“Jeanne Gang and Mark Schendel at Studio Gang Architects taught me how to diagram, push boundaries, ask the right questions and collaborate with many disciplines toward true innovation. And Margaret Cavenagh at Studio Gang empowered me to learn great communication skills and how to prioritize across multiple projects, which I liken to Chinese plate-spinning. I would be remiss if I didn’t mention Walter Herbst from Northwestern University, who is a true product design legend. He transformed how I think about design. It was through his program that I realized I wanted to combine human-centered design with architecture. I believe that this is the future of the architecture practice.”
“IM Pei of IM Pei and Partners was one of my first role models. He instilled in me the importance of setting a clear vision and project structure so that even a lowly intern, such as myself at the time, could understand the design intent, and was thereby empowered to make decisions that aligned with the overall project’s intent. It is a lesson that I have carried with me throughout my career: In order to achieve a consistent, high level of design quality, it is important that every team member understands the goal and is invested in the outcome.”
“Throughout my life as I’ve grown personally and professionally, my role models have changed. However, at my foundation are my parents. Together they have helped me unfold. My mother’s willingness to take on practically anything, to try new activities, meet new people and push herself outside the boundaries of her comfort while staying true to herself and her beliefs, broadened my view on the benefits of this approach to life: Give it a try. You don’t know if you’ll like it until you try it — whatever “it” may be. My father’s hard work ethic, level-headed business sense, thirst to learn and drive to put your best foot forward in your chosen profession showed me what it takes to succeed and that you don’t quit. You do the best you can, put your back into it, evaluate the situation and options. Only then, after you push yourself and finish what you started, can you decide to try something else.

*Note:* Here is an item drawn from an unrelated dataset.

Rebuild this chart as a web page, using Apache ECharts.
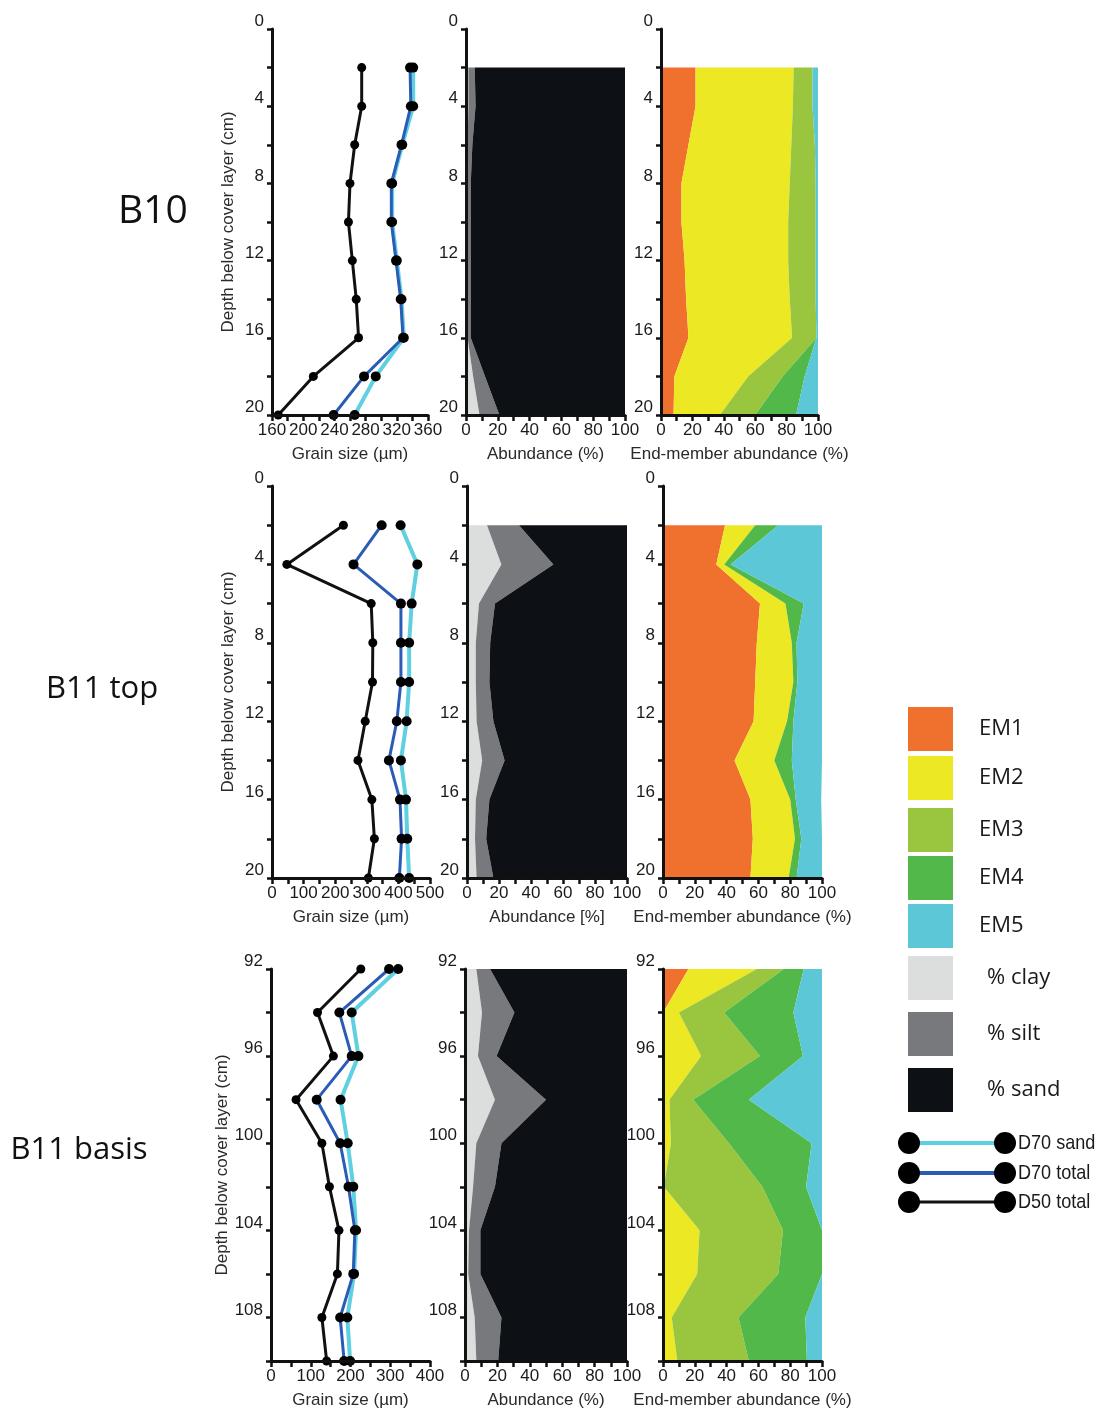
<!DOCTYPE html>
<html>
<head>
<meta charset="utf-8">
<script src="https://cdn.jsdelivr.net/npm/echarts@6/dist/echarts.min.js"></script>
<style>
  html, body { margin: 0; padding: 0; background: #fff; }
  #chart { width: 1099px; height: 1416px; }
</style>
</head>
<body>
<div id="chart"></div>
<script>
// ---- depth categories (cm below cover layer) ----
const depthsUpper = ['0', '2', '4', '6', '8', '10', '12', '14', '16', '18', '20'];
const depthsBasis = ['92', '94', '96', '98', '100', '102', '104', '106', '108', '110'];

// ---- B10 (samples at 2..20 cm) ----
const b10D70Sand  = [341, 341, 327, 314, 314, 320, 326, 329, 293, 266];
const b10D70Total = [337, 338, 326, 313, 313, 319, 325, 328, 278, 239];
const b10D50Total = [275, 275, 266, 260, 258, 263, 268, 271, 213, 168];
const b10Clay = [1.5, 1.5, 1, 1, 1, 1, 1, 1, 4.5, 8.5];
const b10Silt = [4, 4.5, 3, 2, 2, 2, 2, 2, 7.5, 12.5];
const b10Sand = [94.5, 94, 96, 97, 97, 97, 97, 97, 88, 79];
const b10EM1 = [22, 22, 17.5, 13, 13, 15, 16, 17.5, 8.5, 8];
const b10EM2 = [62.5, 62, 65.5, 69, 68, 66, 66, 66, 47, 29.5];
const b10EM3 = [12, 12.5, 15, 16.5, 17.5, 17.5, 16.5, 15.5, 22, 22.5];
const b10EM4 = [0, 0, 0, 0, 0, 0, 0, 0, 14, 26];
const b10EM5 = [3.5, 3.5, 2, 1.5, 1.5, 1.5, 1.5, 1, 8.5, 14];

// ---- B11 top (samples at 2..20 cm) ----
const topD70Sand  = [407, 460, 442, 434, 434, 426, 408, 424, 428, 434];
const topD70Total = [347, 258, 408, 408, 408, 395, 370, 405, 410, 403];
const topD50Total = [226, 47, 314, 319, 318, 295, 272, 316, 324, 305];
const topClay = [12.5, 21.5, 7.5, 5.5, 5.5, 6, 9.5, 5.5, 5, 6];
const topSilt = [20, 32.5, 10, 9, 8.5, 10.5, 14, 8.5, 7, 10.5];
const topSand = [67.5, 46, 82.5, 85.5, 86, 83.5, 76.5, 86, 88, 83.5];
const topEM1 = [39, 33.5, 61, 59, 58, 57, 45, 55, 56.5, 55];
const topEM2 = [19, 5, 16, 22, 24, 21, 25, 25, 26.5, 24];
const topEM3 = [0, 0, 0, 0, 0, 0, 0, 0, 0, 0];
const topEM4 = [14.5, 4, 11.5, 3, 2.5, 4, 11, 3.5, 4, 5];
const topEM5 = [27.5, 57.5, 11.5, 16, 15.5, 18, 19, 16, 13, 16];

// ---- B11 basis (samples at 92..110 cm) ----
const basD70Sand  = [320, 203, 220, 175, 193, 207, 214, 209, 192, 199];
const basD70Total = [297, 172, 203, 115, 174, 195, 211, 207, 174, 184];
const basD50Total = [226, 117, 157, 63, 128, 147, 171, 167, 128, 140];
const basClay = [7, 10.5, 8, 18.5, 7, 5, 2.5, 2, 6, 7];
const basSilt = [8.5, 20, 11.5, 31.5, 15.5, 13.5, 7, 7.5, 16.5, 13.5];
const basSand = [84.5, 69.5, 80.5, 50, 77.5, 81.5, 90.5, 90.5, 77.5, 79.5];
const basEM1 = [16, 0, 0, 0, 0.5, 0.3, 0, 0, 0, 0];
const basEM2 = [43, 10, 24, 4, 4.5, 0.2, 23, 21.5, 5.5, 9];
const basEM3 = [17, 28.5, 37, 15, 36.5, 62, 52.5, 51, 42, 45];
const basEM4 = [12.5, 43.5, 27, 35, 52, 27.5, 24.5, 27.5, 42, 36.5];
const basEM5 = [11.5, 18, 12, 46, 6.5, 10, 0, 0, 10.5, 9.5];

// ---- axis names and ranges ----
const depthName = 'Depth below cover layer (cm)';
const grainName = 'Grain size (µm)';
const emName = 'End-member abundance (%)';
const textureNames = ['Abundance (%)', 'Abundance [%]', 'Abundance (%)'];
const grainRanges = [[160, 360, 20, 40], [0, 500, 50, 100], [0, 400, 50, 100]];

// ---- colours ----
const C = {
  d70Sand: '#5fd0e0', d70Total: '#2a5cb5', d50Total: '#111111',
  clay: '#dcdedd', silt: '#77797c', sand: '#0d1015',
  em: ['#f0702e', '#ece824', '#9ac63f', '#51b849', '#5cc7d7'],
  axis: '#111111', text: '#1a1a1a'
};
const sans = '"Liberation Sans", Arial, sans-serif';

// withTop: samples start at 2 cm, nothing at 0 cm
const withTop = arr => ['-'].concat(arr);

const rows = [
  { depths: depthsUpper, pad: withTop,
    grain: [b10D70Sand, b10D70Total, b10D50Total],
    tex: [b10Clay, b10Silt, b10Sand],
    em: [b10EM1, b10EM2, b10EM3, b10EM4, b10EM5] },
  { depths: depthsUpper, pad: withTop,
    grain: [topD70Sand, topD70Total, topD50Total],
    tex: [topClay, topSilt, topSand],
    em: [topEM1, topEM2, topEM3, topEM4, topEM5] },
  { depths: depthsBasis, pad: a => a,
    grain: [basD70Sand, basD70Total, basD50Total],
    tex: [basClay, basSilt, basSand],
    em: [basEM1, basEM2, basEM3, basEM4, basEM5] }
];

// panel frames [left, top, width, height]
const frames = [
  [[272, 29, 156, 386], [466, 29, 159, 386], [661, 29, 157, 386]],
  [[272, 486, 158, 392], [467, 486, 160, 392], [663, 486, 159, 392]],
  [[271, 969, 159, 392], [465, 969, 162, 392], [663, 969, 159, 392]]
];

const grids = [], xAxes = [], yAxes = [], series = [];

function yAxisFor(gi, depths, named) {
  return {
    gridIndex: gi, type: 'category', data: depths, inverse: true, boundaryGap: false, z: 10,
    axisLine: { show: true, lineStyle: { color: C.axis, width: 3 } },
    axisTick: { show: true, interval: 0, length: 5, lineStyle: { color: C.axis, width: 2.5 } },
    axisLabel: { interval: 1, fontSize: 17, fontFamily: sans, color: C.text, margin: 8,
                 verticalAlign: 'bottom', lineHeight: 15 },
    splitLine: { show: false },
    name: named ? depthName : '', nameLocation: 'middle', nameGap: 35,
    nameTextStyle: { fontSize: 17, fontFamily: sans, color: '#2a2a2a' }
  };
}

function xAxisFor(gi, min, max, step, labelStep, name) {
  return {
    gridIndex: gi, type: 'value', min, max, interval: step, z: 10,
    axisLine: { show: true, onZero: false, lineStyle: { color: C.axis, width: 3 } },
    axisTick: { show: true, length: 6, lineStyle: { color: C.axis, width: 2.5 } },
    axisLabel: { fontSize: 17, fontFamily: sans, color: C.text, margin: 7,
                 showMinLabel: true, showMaxLabel: true,
                 formatter: v => (v % labelStep === 0 ? String(v) : '') },
    splitLine: { show: false },
    name, nameLocation: 'middle', nameGap: 31,
    nameTextStyle: { fontSize: 17, fontFamily: sans, color: '#2a2a2a' }
  };
}

function areaLayer(gi, stack, values, color, pad) {
  return {
    type: 'line', xAxisIndex: gi, yAxisIndex: gi, stack, data: pad(values),
    symbol: 'none', showSymbol: false, silent: true,
    lineStyle: { width: 0 }, areaStyle: { color, opacity: 1 }
  };
}

function grainLine(gi, values, color, size, width, pad) {
  return {
    type: 'line', xAxisIndex: gi, yAxisIndex: gi, data: pad(values),
    symbol: 'circle', symbolSize: size, silent: true,
    itemStyle: { color: '#000' },
    lineStyle: { color, width }
  };
}

rows.forEach((row, r) => {
  for (let c = 0; c < 3; c++) {
    const gi = r * 3 + c;
    const f = frames[r][c];
    grids.push({ left: f[0], top: f[1], width: f[2], height: f[3] });
    yAxes.push(yAxisFor(gi, row.depths, c === 0));
    if (c === 0) {
      const g = grainRanges[r];
      xAxes.push(xAxisFor(gi, g[0], g[1], g[2], g[3], grainName));
      series.push(grainLine(gi, row.grain[0], C.d70Sand, 10, 4, row.pad));
      series.push(grainLine(gi, row.grain[1], C.d70Total, 10, 3, row.pad));
      series.push(grainLine(gi, row.grain[2], C.d50Total, 9, 3, row.pad));
    } else if (c === 1) {
      xAxes.push(xAxisFor(gi, 0, 100, 10, 20, textureNames[r]));
      const cols = [C.clay, C.silt, C.sand];
      row.tex.forEach((v, i) => series.push(areaLayer(gi, 'tex' + r, v, cols[i], row.pad)));
    } else {
      xAxes.push(xAxisFor(gi, 0, 100, 10, 20, emName));
      row.em.forEach((v, i) => series.push(areaLayer(gi, 'em' + r, v, C.em[i], row.pad)));
    }
  }
});

// ---- side labels and key ----
const graphic = [];
const rowLabels = [['B10', 153, 212, 39], ['B11 top', 102, 689, 31], ['B11 basis', 79, 1150, 31]];
rowLabels.forEach(([t, x, y, s]) => graphic.push({
  type: 'text', x, y, silent: true,
  style: { text: t, font: `${s}px "Open Sans", "Noto Sans", sans-serif`, fill: '#111',
           textAlign: 'center', textVerticalAlign: 'middle' }
}));

const swatches = [
  ['EM1', C.em[0], 707, 979], ['EM2', C.em[1], 756, 979], ['EM3', C.em[2], 808, 979],
  ['EM4', C.em[3], 856, 979], ['EM5', C.em[4], 904, 979],
  ['% clay', C.clay, 956, 987], ['% silt', C.silt, 1012, 987], ['% sand', C.sand, 1068, 987]
];
swatches.forEach(([t, col, y, tx]) => {
  graphic.push({ type: 'rect', silent: true, shape: { x: 908, y, width: 45, height: 44 },
                 style: { fill: col } });
  graphic.push({ type: 'text', x: tx, y: y + 22, silent: true,
                 style: { text: t, font: '22px "Open Sans", "Noto Sans", sans-serif', fill: '#1a1a1a',
                          textVerticalAlign: 'middle' } });
});

const lineKeys = [['D70 sand', C.d70Sand, 1143, 4], ['D70 total', C.d70Total, 1173, 4], ['D50 total', C.d50Total, 1202, 3]];
lineKeys.forEach(([t, col, y, w]) => {
  graphic.push({ type: 'line', silent: true, shape: { x1: 909, y1: y, x2: 1005, y2: y },
                 style: { stroke: col, lineWidth: w } });
  graphic.push({ type: 'circle', silent: true, shape: { cx: 909, cy: y, r: 11 }, style: { fill: '#000' } });
  graphic.push({ type: 'circle', silent: true, shape: { cx: 1005, cy: y, r: 11 }, style: { fill: '#000' } });
  graphic.push({ type: 'text', x: 1018, y, scaleX: 0.86, silent: true,
                 style: { text: t, font: '21px ' + sans, fill: '#1a1a1a', textVerticalAlign: 'middle' } });
});

const chart = echarts.init(document.getElementById('chart'), null, { renderer: 'canvas' });
chart.setOption({
  animation: false,
  backgroundColor: '#ffffff',
  grid: grids,
  xAxis: xAxes,
  yAxis: yAxes,
  series,
  graphic
});
</script>
</body>
</html>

My parents didn’t know what architecture was, so they had no idea what the heck I was up to other than drawing on paper and Mylar, which was then transformed by contractors into a building that positively impacted a community and people were happy. So they helped shape my career by asking a lot of questions and talking to me about my growth in the profession. This questioning helped me evaluate how I was doing, what I was doing and why I was doing it. They helped me forge a career path to be proud of, for in the end, my legacy will stand in the communities in which I’ve worked long after I am gone.
After 22 years of practice, my latest role model is my 8-year-old, in perpetuity, nephew, Eli. His zeal for life, his vision to see the beauty in others, his ability to make friends with whoever crossed his path by just saying “hi” and giving a damn, and his tenacity to play hard because no matter what as he’d often say — ‘Come on guys, stop fighting and let’s just play.’ It’s a daily reminder: It’s not that bad, let’s figure it out and it’s really good and fun when we work together. Eli has shaped my career moving forward by focusing on bringing out the best in others, to drive toward a cohesive vision, giving a damn about others and the work I do and knowing that together we are better.”
“I have been fortunate to have many fantastic mentors throughout my career. Very early on when I worked in marketing for a large financial services company, I was inspired by Denise LaBuda’s strategic thinking and leadership skills. I like to think that some of her talents rubbed off on me! Behavioral geographer Doug Amedeo was also a huge influence in amplifying my passion for exploring and understanding how the built environment impacts our everyday lives. Katherine Ankerson was a thoughtful and insightful teacher and mentor when I returned to school to study design. She encouraged my wild idea to pursue a doctorate in public health (alas, more school!) to focus on built environment research. Finally, my Ph.D. advisor and mentor, Terry Huang, has been a huge influence. Terry is a stellar scientist who never fails to bring a new and creative perspective to a situation. It was an incredible honor to work with him, and I always strive to be at least half as creative as he is!”
“Heike Goeller, one of my studio professors at Ohio State, had an incredible influence on me long before I realized it. She taught me to be thoughtful and sensitive to human needs while designing. She also encouraged collaboration. Beyond being passionate about design, the quality that I valued most in Heike was that she taught you to respect your peers and be open-minded about what others have to say. She has most definitely contributed to the person I am today.”